• **Problem statement**:
Nothing outside the range from the line with "Generate a LaTeX" to the line with "(abc) at (221,474)" belongs in the copy, and no pictures do either; repeat that range exactly.

• **Input rows**:
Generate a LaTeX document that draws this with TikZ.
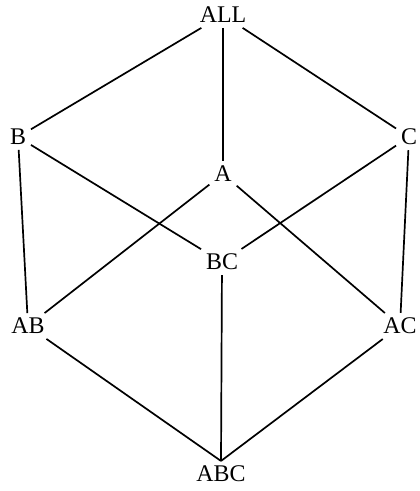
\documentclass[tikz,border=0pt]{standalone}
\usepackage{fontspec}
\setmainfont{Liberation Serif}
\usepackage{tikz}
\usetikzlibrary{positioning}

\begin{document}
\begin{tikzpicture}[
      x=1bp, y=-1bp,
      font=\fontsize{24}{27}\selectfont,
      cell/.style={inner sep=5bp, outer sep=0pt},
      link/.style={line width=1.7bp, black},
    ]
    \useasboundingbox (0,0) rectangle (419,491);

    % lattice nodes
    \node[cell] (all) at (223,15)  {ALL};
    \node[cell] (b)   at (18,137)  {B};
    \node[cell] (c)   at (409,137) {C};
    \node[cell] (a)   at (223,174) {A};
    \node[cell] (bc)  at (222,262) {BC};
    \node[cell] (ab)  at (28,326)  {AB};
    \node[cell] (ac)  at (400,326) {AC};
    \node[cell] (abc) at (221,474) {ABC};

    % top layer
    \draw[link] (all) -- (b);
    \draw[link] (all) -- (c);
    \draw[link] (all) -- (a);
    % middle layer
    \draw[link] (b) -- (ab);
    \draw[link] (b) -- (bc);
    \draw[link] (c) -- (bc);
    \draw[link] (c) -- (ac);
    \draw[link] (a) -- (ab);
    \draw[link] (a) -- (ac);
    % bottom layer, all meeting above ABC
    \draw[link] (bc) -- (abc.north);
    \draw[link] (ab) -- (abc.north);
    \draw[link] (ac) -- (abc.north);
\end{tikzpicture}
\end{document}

---

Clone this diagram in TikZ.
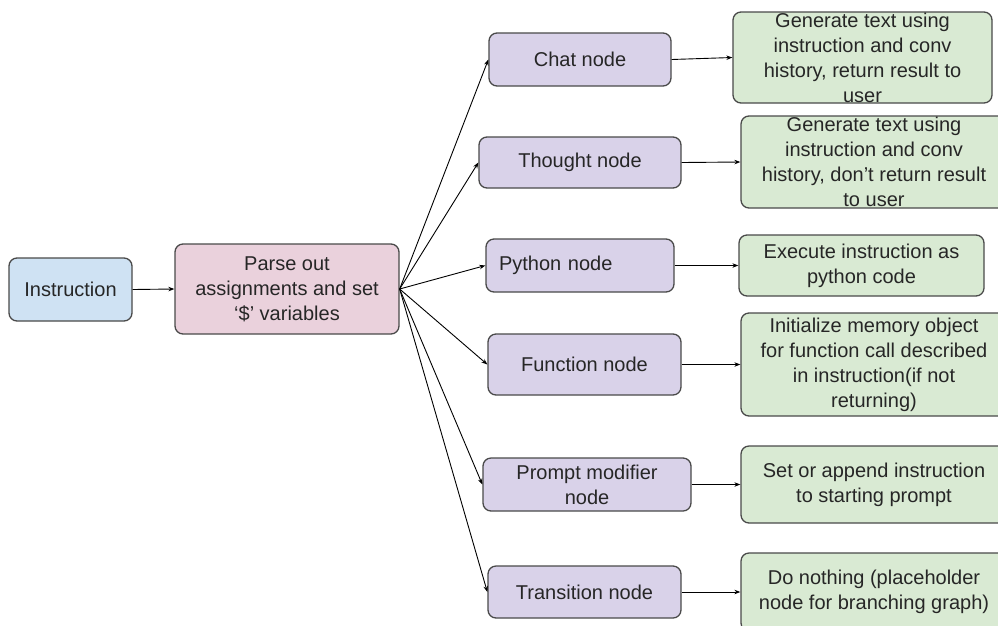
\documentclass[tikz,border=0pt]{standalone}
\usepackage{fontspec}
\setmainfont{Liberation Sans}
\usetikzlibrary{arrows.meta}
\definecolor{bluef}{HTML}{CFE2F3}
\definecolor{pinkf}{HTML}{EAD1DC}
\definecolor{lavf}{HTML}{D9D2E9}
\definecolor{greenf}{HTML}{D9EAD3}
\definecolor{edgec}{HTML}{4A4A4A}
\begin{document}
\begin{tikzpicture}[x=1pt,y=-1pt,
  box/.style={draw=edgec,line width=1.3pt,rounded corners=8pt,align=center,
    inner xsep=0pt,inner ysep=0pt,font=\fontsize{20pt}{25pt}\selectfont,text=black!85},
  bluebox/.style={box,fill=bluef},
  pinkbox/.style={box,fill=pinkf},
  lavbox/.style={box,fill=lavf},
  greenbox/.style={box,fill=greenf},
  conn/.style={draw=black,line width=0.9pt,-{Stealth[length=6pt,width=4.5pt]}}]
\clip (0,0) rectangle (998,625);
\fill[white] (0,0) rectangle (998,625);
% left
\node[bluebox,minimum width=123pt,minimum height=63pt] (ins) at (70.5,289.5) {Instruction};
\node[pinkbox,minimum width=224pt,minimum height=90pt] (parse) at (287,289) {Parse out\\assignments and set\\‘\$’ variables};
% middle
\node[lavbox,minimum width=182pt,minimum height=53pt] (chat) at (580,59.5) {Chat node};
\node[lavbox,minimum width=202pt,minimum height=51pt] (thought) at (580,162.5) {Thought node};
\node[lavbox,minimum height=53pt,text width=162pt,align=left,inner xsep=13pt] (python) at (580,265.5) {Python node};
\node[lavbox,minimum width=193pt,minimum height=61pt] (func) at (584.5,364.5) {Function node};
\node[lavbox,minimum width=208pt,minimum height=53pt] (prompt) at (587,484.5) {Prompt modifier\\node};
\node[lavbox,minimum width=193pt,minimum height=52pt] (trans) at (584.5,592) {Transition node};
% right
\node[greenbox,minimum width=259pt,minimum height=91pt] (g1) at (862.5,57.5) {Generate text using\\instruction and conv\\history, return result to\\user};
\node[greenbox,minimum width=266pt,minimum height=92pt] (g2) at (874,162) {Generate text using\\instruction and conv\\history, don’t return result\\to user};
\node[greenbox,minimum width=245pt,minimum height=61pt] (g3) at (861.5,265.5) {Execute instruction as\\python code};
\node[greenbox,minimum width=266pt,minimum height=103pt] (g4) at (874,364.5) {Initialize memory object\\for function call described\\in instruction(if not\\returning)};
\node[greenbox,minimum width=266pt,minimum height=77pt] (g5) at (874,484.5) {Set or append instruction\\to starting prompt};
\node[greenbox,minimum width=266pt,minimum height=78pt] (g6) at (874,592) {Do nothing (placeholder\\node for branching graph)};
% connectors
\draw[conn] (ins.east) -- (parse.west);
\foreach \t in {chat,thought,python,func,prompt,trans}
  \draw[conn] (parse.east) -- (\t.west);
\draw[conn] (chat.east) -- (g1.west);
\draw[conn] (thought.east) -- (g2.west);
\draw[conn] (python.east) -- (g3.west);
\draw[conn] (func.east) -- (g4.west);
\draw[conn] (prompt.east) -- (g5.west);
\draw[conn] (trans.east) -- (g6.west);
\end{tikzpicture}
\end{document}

• **Response to the exercise**:
Generate a LaTeX document that draws this with TikZ.
\documentclass[tikz,border=0pt]{standalone}
\usepackage{fontspec}
\setmainfont{Liberation Serif}
\usepackage{tikz}
\usetikzlibrary{positioning}

\begin{document}
\begin{tikzpicture}[
      x=1bp, y=-1bp,
      font=\fontsize{24}{27}\selectfont,
      cell/.style={inner sep=5bp, outer sep=0pt},
      link/.style={line width=1.7bp, black},
    ]
    \useasboundingbox (0,0) rectangle (419,491);

    % lattice nodes
    \node[cell] (all) at (223,15)  {ALL};
    \node[cell] (b)   at (18,137)  {B};
    \node[cell] (c)   at (409,137) {C};
    \node[cell] (a)   at (223,174) {A};
    \node[cell] (bc)  at (222,262) {BC};
    \node[cell] (ab)  at (28,326)  {AB};
    \node[cell] (ac)  at (400,326) {AC};
    \node[cell] (abc) at (221,474) {ABC};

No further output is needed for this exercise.